Gandhi was a cult leader. His cult was open. It is now mainstream, and we don’t even think of it as a cult.

I have participated in a handful of organizations that sometimes get called cults: Praxis, Landmark, and Freedomain Radio. I’ve also briefly been introduced to a couple others that are gaining popularity today: Mama Gena’s and OneTaste immediately come to mind. Are they cults?

In one sense, they all obviously are. They all involve insights of the kind I’ve been discussing: wildly out of the mainstream beliefs and practices. Participants are hugely enthusiastic. They proselytize. They use jargon.

But here’s the key question: are they open? No organization that practices physical or sexual abuse, or encourages suicide, or intimidates ex-members, will be open. They will put up a welcoming veneer to bring in new members. But it’ll always be clear that what’s really going on is hidden from view.

Consider the organizations I’ve been personally involved with. I have never encountered anything remotely secretive about Praxis’s operations. While its leader is an important figure, relatively little of what goes on at Praxis revolves around him.

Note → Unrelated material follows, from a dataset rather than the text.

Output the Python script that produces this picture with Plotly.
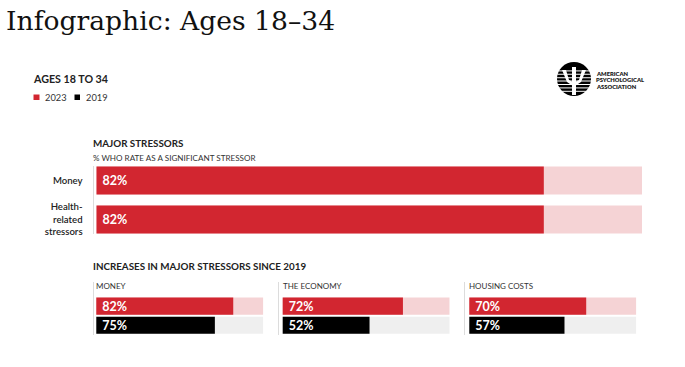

Landmark encourages sharing and communication pretty much above all else – that sharing applies to what goes on at Landmark as well. Participants tend to become much more socially integrated and connected after participating in Landmark’s programs. Landmark also has no single leader figure.

Freedomain Radio, on the other hand, has a history of encouraging listeners to leave their families if those families don’t agree with the leader’s big insights. The group is all about the leader’s personal insights and opinions. This isn’t to say I’m willing to call Freedomain Radio a cult – it rates low to nil on most of the more problematic characteristics mentioned above. But that tendency to encourage isolation is a red flag. Power dynamics might not be entirely healthy within that group.


Now to return to the question I posed at the beginning: what would be a useful definition of cult? To answer that, let me be a good cult member and proselytize for a moment.

Praxis thinks that they know something about education and value creation that is vastly and fundamentally important, and that mainstream society is totally missing out on. Most Praxis participants would agree that missing this insight is a major cause of many of society’s ills. I think they’re right.

Landmark thinks that the attitudes most people have toward the meaning of their lives, their past, their possibilities, and ultimately their very selves, are limited, disempowering, and easily transformed. Most Landmark participants would agree that if many more people got Landmark’s insights, the world would be a vastly better place. I think they’re right.

The insights these two organizations have to offer are remarkable. I don’t think this makes them unique. I’m sure there are many organizations like them, with insights just as valuable. When we call organizations like these cults, we miss out on benefiting from the insights they offer.

So here’s my proposal: the word “cult” should not group Landmark and Praxis with People’s Temple and Scientology. It should not group together radically transformative groups that are open with those are that closed-off. The closed-off ones are dangerous. The open ones can sometimes be the source of tremendous value to people, and ultimately to society.

We need to get in the habit of treating the tendency toward isolation and secrecy as a requisite for labeling an organization a cult. Failing to do so robs us of being introduced to incredibly powerful insights, and dilutes warnings of genuinely dangerous groups.